Figure scripts
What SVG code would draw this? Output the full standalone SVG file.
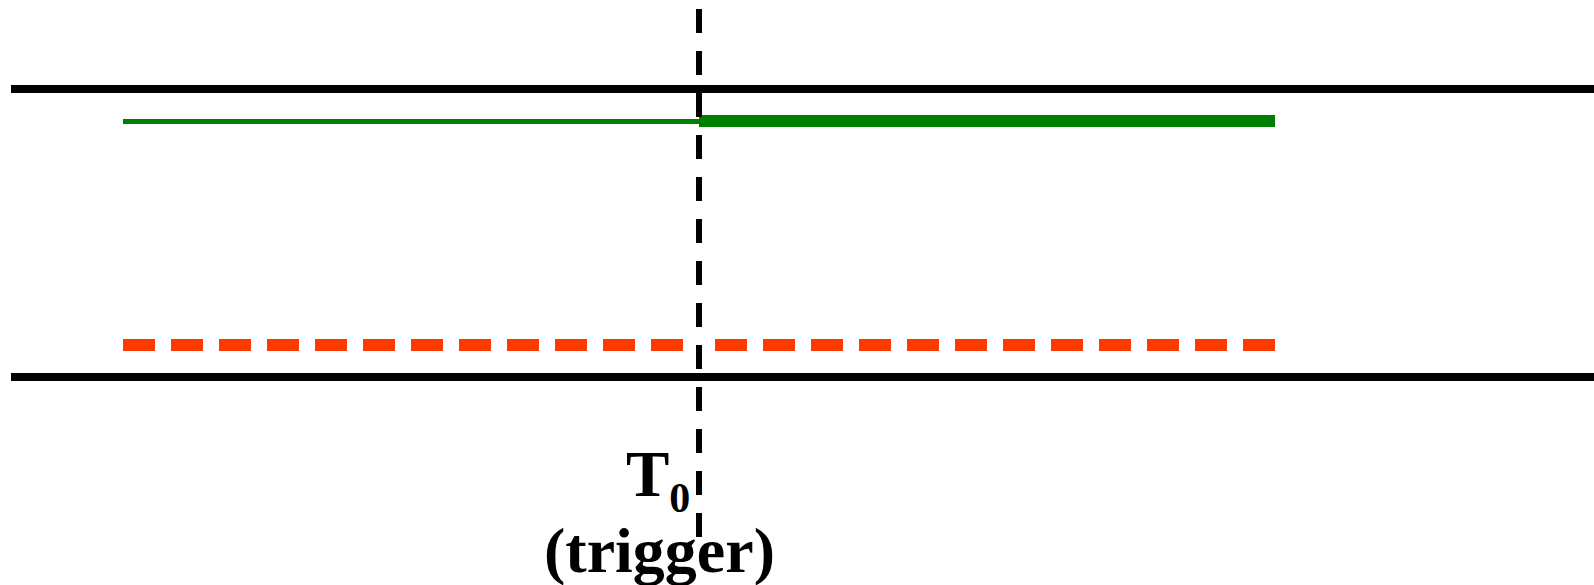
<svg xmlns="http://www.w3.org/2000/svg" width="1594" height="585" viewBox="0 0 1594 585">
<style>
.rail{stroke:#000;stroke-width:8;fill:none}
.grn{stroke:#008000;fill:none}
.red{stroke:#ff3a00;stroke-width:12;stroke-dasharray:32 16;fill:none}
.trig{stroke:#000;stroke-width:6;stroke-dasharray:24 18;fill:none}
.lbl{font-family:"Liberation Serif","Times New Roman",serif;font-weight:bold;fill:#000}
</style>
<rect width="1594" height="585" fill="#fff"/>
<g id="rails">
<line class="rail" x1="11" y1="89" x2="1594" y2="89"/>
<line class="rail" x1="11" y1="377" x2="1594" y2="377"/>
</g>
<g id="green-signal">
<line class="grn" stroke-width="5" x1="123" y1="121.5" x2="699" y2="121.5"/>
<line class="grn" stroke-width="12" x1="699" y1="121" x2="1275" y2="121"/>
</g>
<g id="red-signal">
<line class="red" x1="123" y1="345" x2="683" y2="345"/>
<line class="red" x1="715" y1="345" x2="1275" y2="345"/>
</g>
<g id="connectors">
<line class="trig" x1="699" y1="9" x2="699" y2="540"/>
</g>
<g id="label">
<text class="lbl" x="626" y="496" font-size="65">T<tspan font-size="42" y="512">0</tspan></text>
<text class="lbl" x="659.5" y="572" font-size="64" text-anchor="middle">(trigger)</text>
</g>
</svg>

---

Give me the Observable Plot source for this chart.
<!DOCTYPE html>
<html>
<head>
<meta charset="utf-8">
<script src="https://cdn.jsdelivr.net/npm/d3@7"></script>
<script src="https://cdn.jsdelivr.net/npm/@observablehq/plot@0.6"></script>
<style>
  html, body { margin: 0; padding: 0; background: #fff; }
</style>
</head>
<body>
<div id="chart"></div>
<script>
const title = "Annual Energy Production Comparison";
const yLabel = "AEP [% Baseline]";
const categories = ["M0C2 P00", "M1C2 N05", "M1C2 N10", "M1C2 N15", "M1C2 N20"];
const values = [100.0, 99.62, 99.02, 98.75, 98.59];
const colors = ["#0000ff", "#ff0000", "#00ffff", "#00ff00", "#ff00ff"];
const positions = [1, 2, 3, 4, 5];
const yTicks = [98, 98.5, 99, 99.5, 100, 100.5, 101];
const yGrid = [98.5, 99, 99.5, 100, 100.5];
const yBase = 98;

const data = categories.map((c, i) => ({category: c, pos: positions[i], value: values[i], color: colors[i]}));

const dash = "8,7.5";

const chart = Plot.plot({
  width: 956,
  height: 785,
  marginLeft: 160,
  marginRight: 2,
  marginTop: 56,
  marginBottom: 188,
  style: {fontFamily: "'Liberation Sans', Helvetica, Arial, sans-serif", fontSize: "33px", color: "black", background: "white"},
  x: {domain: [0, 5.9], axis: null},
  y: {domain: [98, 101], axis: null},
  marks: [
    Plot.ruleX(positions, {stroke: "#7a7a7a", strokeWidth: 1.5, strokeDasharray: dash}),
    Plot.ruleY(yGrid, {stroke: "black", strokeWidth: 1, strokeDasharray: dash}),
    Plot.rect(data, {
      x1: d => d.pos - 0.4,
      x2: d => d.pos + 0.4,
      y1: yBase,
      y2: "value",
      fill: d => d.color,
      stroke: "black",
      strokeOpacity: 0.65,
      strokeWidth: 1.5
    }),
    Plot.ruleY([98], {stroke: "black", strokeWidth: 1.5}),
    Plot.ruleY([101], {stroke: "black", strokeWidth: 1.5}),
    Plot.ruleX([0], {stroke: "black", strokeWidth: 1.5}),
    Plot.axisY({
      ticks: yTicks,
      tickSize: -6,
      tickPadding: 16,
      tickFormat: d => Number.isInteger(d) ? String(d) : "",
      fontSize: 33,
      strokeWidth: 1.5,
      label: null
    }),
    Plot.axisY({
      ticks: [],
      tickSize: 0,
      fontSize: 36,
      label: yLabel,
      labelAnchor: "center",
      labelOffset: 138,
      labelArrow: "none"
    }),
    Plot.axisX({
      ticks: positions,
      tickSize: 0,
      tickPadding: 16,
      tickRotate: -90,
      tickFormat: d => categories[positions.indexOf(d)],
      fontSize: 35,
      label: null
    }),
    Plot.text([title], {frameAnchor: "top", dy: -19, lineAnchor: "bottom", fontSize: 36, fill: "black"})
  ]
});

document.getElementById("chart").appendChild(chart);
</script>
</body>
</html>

§ **What needs to be done**
Check each line above for the string "this" and report how many lines have it, giving only the number.

§ **In response**
2